In retaliation for repeated attacks, pastoralists have hired other armed groups or rebels to protect themselves and their livestock, thereby fueling the cycle of violence.
And Equatorial Guinea itself has reported serious attempts against its own government.
Indeed, last year, Ambassador Anatolio Ndong Mba of Equatorial Guinea underscored to this Council the need for “vigilance and control of groups that sow insecurity and instability”.
Meeting these challenges requires action on many fronts.
First, we must bolster the legal regimes, globally and nationally.
Only 35 States are parties to the International Convention against the Recruitment, Use, Financing and Training of Mercenaries, adopted by the General Assembly in 1989. Equatorial Guinea recently acceded to the Convention and will become the 36th party later this month.
Only 3 current members of the Security Council have done so.
I call on those States that remain outside the Convention to accede to or ratify it without delay.
The legal framework also includes important African instruments, including the OAU Convention for the Elimination of Mercenarism in Africa and the Central African Convention for the Control of Small Arms and Light Weapons.
The United Nations Regional Office for Central Africa and the United Nations Regional Centre for Peace and Disarmament in Africa will continue to support implementation of these standards, which will help advance the African Union’s “Silencing the guns by 2020” agenda.
Strengthening the legal regime also means bringing more precision to it. The international legal definition of a mercenary is very narrow, and therefore poses a challenge to effective investigations and prosecutions.
Second, we need to increase bilateral, regional and international cooperation.

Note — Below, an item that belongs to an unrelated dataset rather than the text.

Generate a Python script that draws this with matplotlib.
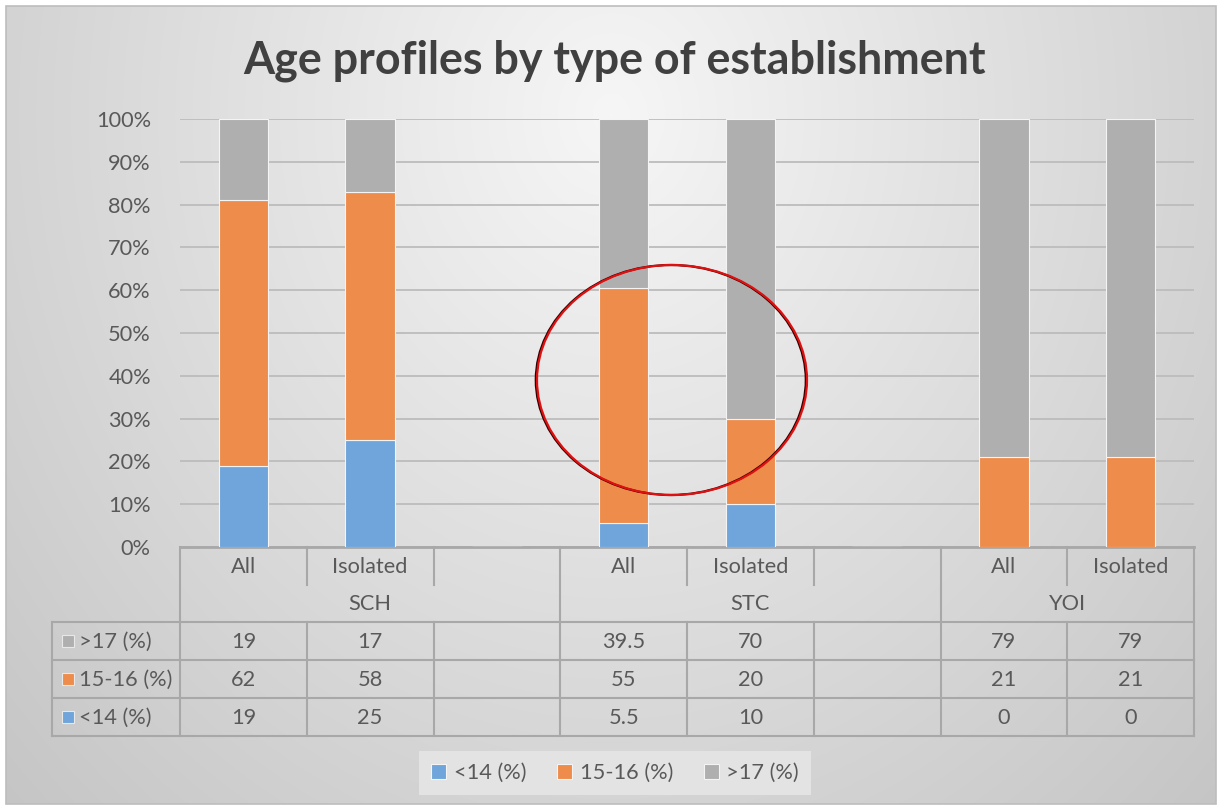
import numpy as np
import matplotlib
matplotlib.use("Agg")
import matplotlib.pyplot as plt
from matplotlib.patches import Rectangle, Ellipse
from matplotlib.transforms import blended_transform_factory
from matplotlib.ticker import PercentFormatter

# ---------------- data ----------------
groups = ["SCH", "STC", "YOI"]
group_slots = [3, 3, 2]
subcats = ["All", "Isolated", "", "All", "Isolated", "", "All", "Isolated"]
under14 = [19, 25, np.nan, 5.5, 10, np.nan, 0, 0]
age15_16 = [62, 58, np.nan, 55, 20, np.nan, 21, 21]
over17 = [19, 17, np.nan, 39.5, 70, np.nan, 79, 79]
series_names = ["<14 (%)", "15-16 (%)", ">17 (%)"]
title = "Age profiles by type of establishment"
yticks = np.arange(0, 101, 10)

colors = ["#6fa5da", "#ee8c4b", "#afafaf"]
txt_color = "#595959"
line_color = "#a8a8a8"
FONT = ["Lato", "DejaVu Sans"]
plt.rcParams["font.family"] = FONT
FS = 15.7

W, H = 1220, 807
fig = plt.figure(figsize=(W / 100, H / 100), dpi=100)

# ---------------- background ----------------
bg = fig.add_axes([0, 0, 1, 1], zorder=0)
bg.set_xlim(0, W)
bg.set_ylim(H, 0)
bg.axis("off")
yy, xx = np.mgrid[0:H, 0:W]
r = np.sqrt(((xx - 610) / 760.0) ** 2 + ((yy - 110) / 880.0) ** 2)
r = np.clip(r, 0, 1.15)
val = 0.965 - 0.17 * r
img = np.dstack([val, val, val])
bg.imshow(img, extent=(6, W - 4, H - 3, 6), aspect="auto", interpolation="bilinear")
bg.add_patch(Rectangle((6, 6), W - 10, H - 9, fill=False, ec="#bdbdbd", lw=1.2))
bg.set_xlim(0, W)
bg.set_ylim(H, 0)

fig.text(0.504, 1 - 73 / H, title, ha="center", va="baseline", fontsize=32.3,
         fontweight="bold", color="#404040")

# ---------------- main axes ----------------
L, R, T, B = 180, 1194, 119, 547
ax = fig.add_axes([L / W, 1 - B / H, (R - L) / W, (B - T) / H], zorder=2)
ax.patch.set_alpha(0)
n = len(subcats)
x = np.arange(n)
bw = 0.39
lo = np.nan_to_num(np.array(under14, float))
mid = np.nan_to_num(np.array(age15_16, float))
hi = np.nan_to_num(np.array(over17, float))
tot = lo + mid + hi
tot[tot == 0] = 1
lo_f, mid_f, hi_f = lo / tot * 100, mid / tot * 100, hi / tot * 100
b1 = ax.bar(x, lo_f, bw, color=colors[0], ec="#f4f4f4", lw=0.8, label=series_names[0], zorder=3)
b2 = ax.bar(x, mid_f, bw, bottom=lo_f, color=colors[1], ec="#f4f4f4", lw=0.8, label=series_names[1], zorder=3)
b3 = ax.bar(x, hi_f, bw, bottom=lo_f + mid_f, color=colors[2], ec="#f4f4f4", lw=0.8, label=series_names[2], zorder=3)

ax.set_xlim(-0.5, n - 0.5)
ax.set_ylim(0, 100)
ax.set_yticks(yticks)
ax.yaxis.set_major_formatter(PercentFormatter(100, decimals=0))
ax.tick_params(axis="y", length=0, pad=21, labelsize=FS, labelcolor=txt_color)
ax.set_xticks([])
ax.grid(axis="y", color="#bcbcbc", lw=1.3, zorder=0)
ax.set_axisbelow(True)
for s in ["top", "right", "left"]:
    ax.spines[s].set_visible(False)
ax.spines["bottom"].set_color(line_color)
ax.spines["bottom"].set_linewidth(2.0)

# ---------------- data table ----------------
tr = blended_transform_factory(ax.transData, ax.transAxes)
def fy(py):
    return (B - py) / (B - T)
px = (R - L) / n
x_left_col = -0.5 + (52 - L) / px
lkw = dict(color=line_color, lw=1.5, transform=tr, clip_on=False, zorder=4)

edges = [-0.5]
for g in group_slots:
    edges.append(edges[-1] + g)
for e in edges:
    ax.plot([e, e], [fy(B), fy(736)], **lkw)
for i in range(1, n):
    e = i - 0.5
    if e in edges:
        continue
    ax.plot([e, e], [fy(B), fy(585)], **lkw)
    ax.plot([e, e], [fy(622), fy(736)], **lkw)
for py in [622, 660, 698, 736]:
    ax.plot([x_left_col, n - 0.5], [fy(py), fy(py)], **lkw)
ax.plot([x_left_col, x_left_col], [fy(622), fy(736)], **lkw)

tkw = dict(transform=tr, ha="center", va="center", fontsize=FS, color=txt_color, clip_on=False)
for i, s in enumerate(subcats):
    if s:
        ax.text(i, fy(567), s, **tkw)
for gi, g in enumerate(groups):
    ax.text((edges[gi] + edges[gi + 1]) / 2, fy(604), g, **tkw)

def fmt(v):
    if np.isnan(v):
        return ""
    return f"{v:g}"

rows = [(series_names[2], over17, colors[2], 641),
        (series_names[1], age15_16, colors[1], 679),
        (series_names[0], under14, colors[0], 717)]
for name, vals, col, py in rows:
    for i, v in enumerate(vals):
        ax.text(i, fy(py + 1), fmt(v), **tkw)
    ax.add_patch(Rectangle((x_left_col + 10 / px, fy(py + 6)), 12 / px, 12 / (B - T),
                           transform=tr, fc=col, ec="#e8e8e8", lw=0.8, clip_on=False, zorder=5))
    ax.text(x_left_col + 27 / px, fy(py + 1), name, transform=tr, ha="left", va="center",
            fontsize=FS, color=txt_color, clip_on=False)

# ---------------- annotation ellipse ----------------
cx = -0.5 + (672 - L) / px
cy = (B - 380) / (B - T) * 100
ew = 270 / px
eh = 230 / (B - T) * 100
ax.add_patch(Ellipse((cx - 1.2 / px, cy), ew, eh, fill=False, ec="#300000", lw=1.6, zorder=6, clip_on=False))
ax.add_patch(Ellipse((cx, cy), ew, eh, fill=False, ec="#e01010", lw=1.6, zorder=7, clip_on=False))

# ---------------- legend ----------------
leg = ax.legend(handles=[b1, b2, b3], loc="center", ncol=3,
                bbox_to_anchor=(615 / W, 1 - 773 / H), bbox_transform=fig.transFigure,
                frameon=True, fancybox=False, facecolor="#e3e3e3", edgecolor="none",
                framealpha=1, fontsize=FS, handlelength=0.7, handleheight=0.7,
                handletextpad=0.35, columnspacing=1.4, borderpad=0.55, labelcolor=txt_color)

fig.savefig("out.png", dpi=100, facecolor="white")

Cooperation on border management will be crucial in stemming the largely unhindered flow of weapons and foreign armed actors throughout Central Africa.
Such steps could include mixed border commissions, joint border security monitoring mechanisms and regular intelligence-sharing between national defense forces.
Cooperation will also be essential for building the capacity of national institutions responsible for justice, security and human rights to carry out these vital functions and to implement the relevant legal instruments.
A State must be able to exercise a monopoly on the use of force within its territory, with armed forces and police capable of protecting people while upholding the rule of law.
The strategic partnership between the United Nations and the African Union, the Economic Community of Central Africa States and countries in the region is vital.
I thank African Union Commission Chairperson Moussa Faki Mahamat for his excellent cooperation.
The United Nations Standing Advisory Committee on Security Questions in Central Africa is a further part of the picture, and Interpol is among the other organizations with an important role to play.
Third, we need to examine the political, economic, social and psychological factors that give rise to mercenary activities.
The United Nations Working Group on mercenaries has recommended a wide range of steps, including combatting exclusion, improving civic engagement, ensuring good governance, delivering equitable public services, and ensuring protection for minorities and other vulnerable groups.
Enhanced efforts to create opportunities for young people will be critical for reducing the lure of mercenaries and the threat of radicalization.
We must also do more to empower women and to address the gender dimensions of mercenary activities.
Our work to achieve the Sustainable Development Goals can help us in all of these areas -- yet another reason to accelerate those efforts.
The United Nations stands ready to continue to support Governments in tackling mercenary activities, including through deepening our dialogue with relevant regional organizations and national institutions.
I urge all countries to cooperate with the United Nations Working Group, including those the Group wishes to visit.
Together, let us strengthen our work across the spectrum of this challenge -- from prevention to prosecution, and from mitigating the impacts of mercenary activities to addressing the root causes that give rise to them.